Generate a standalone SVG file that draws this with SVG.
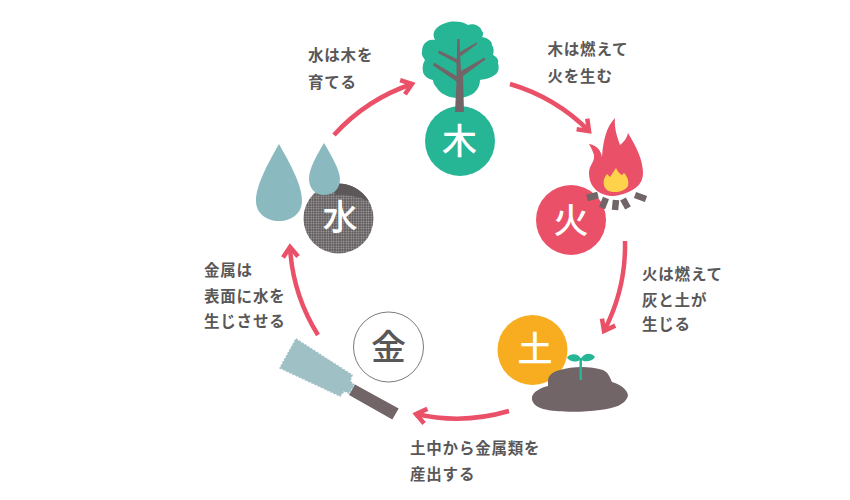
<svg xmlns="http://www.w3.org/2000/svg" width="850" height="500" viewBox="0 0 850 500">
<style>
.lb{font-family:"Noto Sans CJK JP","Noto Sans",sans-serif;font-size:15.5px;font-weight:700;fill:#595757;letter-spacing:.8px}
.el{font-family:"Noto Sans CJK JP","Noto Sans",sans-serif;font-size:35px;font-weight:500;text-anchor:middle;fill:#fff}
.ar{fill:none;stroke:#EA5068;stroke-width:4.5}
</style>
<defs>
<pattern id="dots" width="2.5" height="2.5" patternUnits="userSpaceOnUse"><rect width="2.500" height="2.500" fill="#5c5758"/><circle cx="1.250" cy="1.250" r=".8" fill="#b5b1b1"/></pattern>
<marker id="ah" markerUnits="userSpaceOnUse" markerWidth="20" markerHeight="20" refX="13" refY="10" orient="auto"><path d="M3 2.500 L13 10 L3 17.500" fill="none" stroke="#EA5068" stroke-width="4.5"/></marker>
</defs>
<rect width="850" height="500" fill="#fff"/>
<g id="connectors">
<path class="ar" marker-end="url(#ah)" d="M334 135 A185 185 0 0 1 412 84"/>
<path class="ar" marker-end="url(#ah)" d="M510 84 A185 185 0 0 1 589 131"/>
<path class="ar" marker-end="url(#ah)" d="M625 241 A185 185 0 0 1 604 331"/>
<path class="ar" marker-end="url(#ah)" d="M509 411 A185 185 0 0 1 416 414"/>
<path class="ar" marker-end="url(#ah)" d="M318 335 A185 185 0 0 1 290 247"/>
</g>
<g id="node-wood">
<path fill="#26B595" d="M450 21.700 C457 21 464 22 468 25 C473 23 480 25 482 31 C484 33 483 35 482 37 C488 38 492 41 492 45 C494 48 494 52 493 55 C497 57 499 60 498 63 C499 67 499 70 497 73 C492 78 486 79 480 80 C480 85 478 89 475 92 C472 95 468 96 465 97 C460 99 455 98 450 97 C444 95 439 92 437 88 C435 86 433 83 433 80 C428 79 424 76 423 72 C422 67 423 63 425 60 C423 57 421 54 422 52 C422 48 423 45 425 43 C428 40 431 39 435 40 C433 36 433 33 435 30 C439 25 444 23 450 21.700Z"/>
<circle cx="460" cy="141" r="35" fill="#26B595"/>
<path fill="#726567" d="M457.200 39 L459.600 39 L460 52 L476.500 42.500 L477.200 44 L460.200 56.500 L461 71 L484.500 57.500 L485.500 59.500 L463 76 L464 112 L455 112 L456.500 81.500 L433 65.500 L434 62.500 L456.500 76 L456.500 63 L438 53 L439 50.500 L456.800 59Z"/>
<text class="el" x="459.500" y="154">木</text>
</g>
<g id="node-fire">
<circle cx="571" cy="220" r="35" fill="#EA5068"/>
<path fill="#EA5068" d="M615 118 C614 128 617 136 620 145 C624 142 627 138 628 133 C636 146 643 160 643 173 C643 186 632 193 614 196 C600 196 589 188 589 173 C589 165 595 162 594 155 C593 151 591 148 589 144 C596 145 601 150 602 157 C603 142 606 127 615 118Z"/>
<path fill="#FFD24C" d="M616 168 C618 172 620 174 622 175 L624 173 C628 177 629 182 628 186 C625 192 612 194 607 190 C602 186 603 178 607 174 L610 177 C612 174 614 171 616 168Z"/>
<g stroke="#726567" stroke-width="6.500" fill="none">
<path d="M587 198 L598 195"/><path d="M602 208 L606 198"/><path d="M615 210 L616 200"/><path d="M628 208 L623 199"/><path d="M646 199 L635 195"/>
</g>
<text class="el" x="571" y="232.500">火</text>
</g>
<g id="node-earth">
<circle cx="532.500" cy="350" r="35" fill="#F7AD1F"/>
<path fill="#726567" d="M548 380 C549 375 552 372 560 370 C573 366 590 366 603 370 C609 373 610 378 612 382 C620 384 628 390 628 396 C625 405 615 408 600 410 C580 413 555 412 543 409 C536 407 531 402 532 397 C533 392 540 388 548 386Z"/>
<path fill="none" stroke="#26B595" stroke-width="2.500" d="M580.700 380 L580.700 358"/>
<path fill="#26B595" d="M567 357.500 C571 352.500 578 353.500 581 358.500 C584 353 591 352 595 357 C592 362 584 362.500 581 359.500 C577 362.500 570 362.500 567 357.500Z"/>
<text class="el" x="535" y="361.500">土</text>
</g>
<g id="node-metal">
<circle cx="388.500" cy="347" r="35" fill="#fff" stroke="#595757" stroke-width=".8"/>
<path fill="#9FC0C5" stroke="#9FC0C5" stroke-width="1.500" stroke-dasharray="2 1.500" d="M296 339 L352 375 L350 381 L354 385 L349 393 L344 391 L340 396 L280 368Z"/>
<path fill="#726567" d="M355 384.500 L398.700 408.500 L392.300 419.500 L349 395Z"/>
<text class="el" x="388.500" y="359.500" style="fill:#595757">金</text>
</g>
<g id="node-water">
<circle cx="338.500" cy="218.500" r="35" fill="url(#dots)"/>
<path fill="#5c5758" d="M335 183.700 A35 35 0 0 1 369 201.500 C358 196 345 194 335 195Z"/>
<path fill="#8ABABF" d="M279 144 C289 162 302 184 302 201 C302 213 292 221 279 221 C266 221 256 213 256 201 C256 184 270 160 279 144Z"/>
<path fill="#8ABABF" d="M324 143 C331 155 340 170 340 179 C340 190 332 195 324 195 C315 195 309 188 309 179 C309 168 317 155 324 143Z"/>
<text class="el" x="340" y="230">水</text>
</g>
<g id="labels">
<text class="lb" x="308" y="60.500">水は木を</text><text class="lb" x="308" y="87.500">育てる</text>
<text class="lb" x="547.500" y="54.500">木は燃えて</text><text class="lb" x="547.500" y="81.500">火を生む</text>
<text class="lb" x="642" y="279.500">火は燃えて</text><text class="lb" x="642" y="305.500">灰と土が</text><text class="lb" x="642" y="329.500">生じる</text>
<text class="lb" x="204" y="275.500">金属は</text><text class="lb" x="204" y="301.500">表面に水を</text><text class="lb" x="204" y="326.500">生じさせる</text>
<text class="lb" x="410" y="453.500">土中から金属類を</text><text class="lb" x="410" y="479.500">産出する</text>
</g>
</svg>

----------

▸ Work to do:
Except for the pictures, print the data above exactly.

▸ Solution:
Generate a standalone SVG file that draws this with SVG.
<svg xmlns="http://www.w3.org/2000/svg" width="850" height="500" viewBox="0 0 850 500">
<style>
.lb{font-family:"Noto Sans CJK JP","Noto Sans",sans-serif;font-size:15.5px;font-weight:700;fill:#595757;letter-spacing:.8px}
.el{font-family:"Noto Sans CJK JP","Noto Sans",sans-serif;font-size:35px;font-weight:500;text-anchor:middle;fill:#fff}
.ar{fill:none;stroke:#EA5068;stroke-width:4.5}
</style>
<defs>
<pattern id="dots" width="2.5" height="2.5" patternUnits="userSpaceOnUse"><rect width="2.500" height="2.500" fill="#5c5758"/><circle cx="1.250" cy="1.250" r=".8" fill="#b5b1b1"/></pattern>
<marker id="ah" markerUnits="userSpaceOnUse" markerWidth="20" markerHeight="20" refX="13" refY="10" orient="auto"><path d="M3 2.500 L13 10 L3 17.500" fill="none" stroke="#EA5068" stroke-width="4.5"/></marker>
</defs>
<rect width="850" height="500" fill="#fff"/>
<g id="connectors">
<path class="ar" marker-end="url(#ah)" d="M334 135 A185 185 0 0 1 412 84"/>
<path class="ar" marker-end="url(#ah)" d="M510 84 A185 185 0 0 1 589 131"/>
<path class="ar" marker-end="url(#ah)" d="M625 241 A185 185 0 0 1 604 331"/>
<path class="ar" marker-end="url(#ah)" d="M509 411 A185 185 0 0 1 416 414"/>
<path class="ar" marker-end="url(#ah)" d="M318 335 A185 185 0 0 1 290 247"/>
</g>
<g id="node-wood">
<path fill="#26B595" d="M450 21.700 C457 21 464 22 468 25 C473 23 480 25 482 31 C484 33 483 35 482 37 C488 38 492 41 492 45 C494 48 494 52 493 55 C497 57 499 60 498 63 C499 67 499 70 497 73 C492 78 486 79 480 80 C480 85 478 89 475 92 C472 95 468 96 465 97 C460 99 455 98 450 97 C444 95 439 92 437 88 C435 86 433 83 433 80 C428 79 424 76 423 72 C422 67 423 63 425 60 C423 57 421 54 422 52 C422 48 423 45 425 43 C428 40 431 39 435 40 C433 36 433 33 435 30 C439 25 444 23 450 21.700Z"/>
<circle cx="460" cy="141" r="35" fill="#26B595"/>
<path fill="#726567" d="M457.200 39 L459.600 39 L460 52 L476.500 42.500 L477.200 44 L460.200 56.500 L461 71 L484.500 57.500 L485.500 59.500 L463 76 L464 112 L455 112 L456.500 81.500 L433 65.500 L434 62.500 L456.500 76 L456.500 63 L438 53 L439 50.500 L456.800 59Z"/>
<text class="el" x="459.500" y="154">木</text>
</g>
<g id="node-fire">
<circle cx="571" cy="220" r="35" fill="#EA5068"/>
<path fill="#EA5068" d="M615 118 C614 128 617 136 620 145 C624 142 627 138 628 133 C636 146 643 160 643 173 C643 186 632 193 614 196 C600 196 589 188 589 173 C589 165 595 162 594 155 C593 151 591 148 589 144 C596 145 601 150 602 157 C603 142 606 127 615 118Z"/>
<path fill="#FFD24C" d="M616 168 C618 172 620 174 622 175 L624 173 C628 177 629 182 628 186 C625 192 612 194 607 190 C602 186 603 178 607 174 L610 177 C612 174 614 171 616 168Z"/>
<g stroke="#726567" stroke-width="6.500" fill="none">
<path d="M587 198 L598 195"/><path d="M602 208 L606 198"/><path d="M615 210 L616 200"/><path d="M628 208 L623 199"/><path d="M646 199 L635 195"/>
</g>
<text class="el" x="571" y="232.500">火</text>
</g>
<g id="node-earth">
<circle cx="532.500" cy="350" r="35" fill="#F7AD1F"/>
<path fill="#726567" d="M548 380 C549 375 552 372 560 370 C573 366 590 366 603 370 C609 373 610 378 612 382 C620 384 628 390 628 396 C625 405 615 408 600 410 C580 413 555 412 543 409 C536 407 531 402 532 397 C533 392 540 388 548 386Z"/>
<path fill="none" stroke="#26B595" stroke-width="2.500" d="M580.700 380 L580.700 358"/>
<path fill="#26B595" d="M567 357.500 C571 352.500 578 353.500 581 358.500 C584 353 591 352 595 357 C592 362 584 362.500 581 359.500 C577 362.500 570 362.500 567 357.500Z"/>
<text class="el" x="535" y="361.500">土</text>
</g>
<g id="node-metal">
<circle cx="388.500" cy="347" r="35" fill="#fff" stroke="#595757" stroke-width=".8"/>
<path fill="#9FC0C5" stroke="#9FC0C5" stroke-width="1.500" stroke-dasharray="2 1.500" d="M296 339 L352 375 L350 381 L354 385 L349 393 L344 391 L340 396 L280 368Z"/>
<path fill="#726567" d="M355 384.500 L398.700 408.500 L392.300 419.500 L349 395Z"/>
<text class="el" x="388.500" y="359.500" style="fill:#595757">金</text>
</g>
<g id="node-water">
<circle cx="338.500" cy="218.500" r="35" fill="url(#dots)"/>
<path fill="#5c5758" d="M335 183.700 A35 35 0 0 1 369 201.500 C358 196 345 194 335 195Z"/>
<path fill="#8ABABF" d="M279 144 C289 162 302 184 302 201 C302 213 292 221 279 221 C266 221 256 213 256 201 C256 184 270 160 279 144Z"/>
<path fill="#8ABABF" d="M324 143 C331 155 340 170 340 179 C340 190 332 195 324 195 C315 195 309 188 309 179 C309 168 317 155 324 143Z"/>
<text class="el" x="340" y="230">水</text>
</g>
<g id="labels">
<text class="lb" x="308" y="60.500">水は木を</text><text class="lb" x="308" y="87.500">育てる</text>
<text class="lb" x="547.500" y="54.500">木は燃えて</text><text class="lb" x="547.500" y="81.500">火を生む</text>
<text class="lb" x="642" y="279.500">火は燃えて</text><text class="lb" x="642" y="305.500">灰と土が</text><text class="lb" x="642" y="329.500">生じる</text>
<text class="lb" x="204" y="275.500">金属は</text><text class="lb" x="204" y="301.500">表面に水を</text><text class="lb" x="204" y="326.500">生じさせる</text>
<text class="lb" x="410" y="453.500">土中から金属類を</text><text class="lb" x="410" y="479.500">産出する</text>
</g>
</svg>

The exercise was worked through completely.